Ricoh has failed to plausibly allege that Bailon violated, or that All Copy interfered with, a valid, enforceable restrictive covenant; that either Bailon or All Copy improperly interfered with Ricoh's contractual relations; or that either Defendant engaged in unfair competition under Pennsylvania law. Accordingly, Defendants' Motion to Dismiss will be granted, and Plaintiff's Complaint will be dismissed with leave to amend. An appropriate Order follows.

FootNotes


1. The factual background is derived from Plaintiff's Complaint and the attached Confidentiality and Non-Compete Agreement (the "Agreement"). (Compl. Ex. A, ECF No. 1-4). See, e.g., Mayer v. Belichick, 605 F.3d 223, 230 (3d Cir. 2010) ("In deciding a Rule 12(b)(6) motion, a court must consider only the complaint, exhibits attached to the complaint, matters of public record, as well as undisputedly authentic documents if the complainant's claims are based upon these documents.").
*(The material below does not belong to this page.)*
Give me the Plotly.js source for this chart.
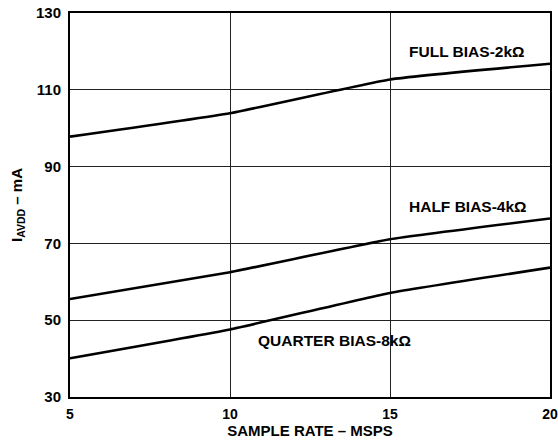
<!DOCTYPE html>
<html>
<head>
<meta charset="utf-8">
<script src="https://cdn.plot.ly/plotly-3.0.1.min.js"></script>
<style>html,body{margin:0;padding:0;background:#fff;}#chart{width:558px;height:442px;}</style>
</head>
<body>
<div id="chart"></div>
<script>
const sampleRate = [5, 10, 15, 20];
const fullBias = [97.8, 103.9, 112.7, 116.8];
const halfBias = [55.5, 62.5, 71.1, 76.5];
const quarterBias = [40.1, 47.6, 57.1, 63.7];
const seriesLabels = ["FULL BIAS-2kΩ", "HALF BIAS-4kΩ", "QUARTER BIAS-8kΩ"];
const labelX = [17.4, 17.45, 13.25];
const labelY = [120.1, 79.7, 44.8];
const xTicks = [5, 10, 15, 20];
const yTicks = [30, 50, 70, 90, 110, 130];

const fam = "Liberation Sans, Arial, Helvetica, sans-serif";
const tf = {family: fam, size: 15, color: "#000"};
const xtf = {family: fam, size: 14, color: "#000"};
const lineStyle = {color: "#000", width: 2.6, shape: "spline", smoothing: 0.35};

const traces = [fullBias, halfBias, quarterBias].map((ys, i) => ({
  x: sampleRate, y: ys, mode: "lines", type: "scatter", name: seriesLabels[i],
  line: lineStyle, hoverinfo: "skip"
}));

const annotations = seriesLabels.map((t, i) => ({
  x: labelX[i], y: labelY[i], xref: "x", yref: "y", text: "<b>" + t + "</b>",
  showarrow: false, font: {family: fam, size: 15.5, color: "#000"}
}));

const layout = {
  width: 558, height: 442,
  margin: {l: 70, r: 8, t: 13, b: 45},
  paper_bgcolor: "#fff", plot_bgcolor: "#fff",
  showlegend: false,
  font: tf,
  xaxis: {
    range: [5, 20], tickvals: xTicks, ticktext: xTicks.map(v => "<b>" + v + "</b>"),
    showgrid: true, gridcolor: "#222", gridwidth: 1,
    zeroline: false, showline: true, linecolor: "#000", linewidth: 2, mirror: true,
    ticks: "", ticklabelstandoff: 3, ticklabeloverflow: "allow", tickfont: xtf,
    title: {text: "<b>SAMPLE RATE – MSPS</b>", font: tf, standoff: 4}
  },
  yaxis: {
    range: [30, 130], tickvals: yTicks, ticktext: yTicks.map(v => "<b>" + v + "</b>"),
    showgrid: true, gridcolor: "#222", gridwidth: 1,
    zeroline: false, showline: true, linecolor: "#000", linewidth: 2, mirror: true,
    ticks: "", ticklabelstandoff: 4, tickfont: tf,
    title: {text: "<b>I<sub>AVDD</sub> – mA</b>", font: tf, standoff: 10}
  },
  annotations: annotations
};

Plotly.newPlot("chart", traces, layout, {staticPlot: true, displayModeBar: false});
</script>
</body>
</html>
2. IKON changed its name to Ricoh in 2012. (Compl. ¶ 15.)
3. The Agreement limited the geographic scope of the competition restrictions in Paragraph 8 to "[a]ny area and/or account assigned to [Bailon] or under [Bailon's] management, control and/or responsibility during the two (2) year period immediately preceding the termination of [Bailon's] employment [with Ricoh]." (Agmt. ¶ 9.)
4. The Agreement provides that it will be governed by Pennsylvania law, and the parties have not disputed this choice of law. Accordingly, we analyze the Agreement under Pennsylvania law.
5. To be enforceable under Pennsylvania law, restrictive covenants must also be ancillary to an employment relationship, the restrictions imposed must be reasonably limited in duration and geographic extent, and the restrictions must be designed to protect the legitimate interests of the employer. Socko, 126 A.3d at 1274. Because the parties' submissions do not discuss these requirements, we do not address them at this juncture.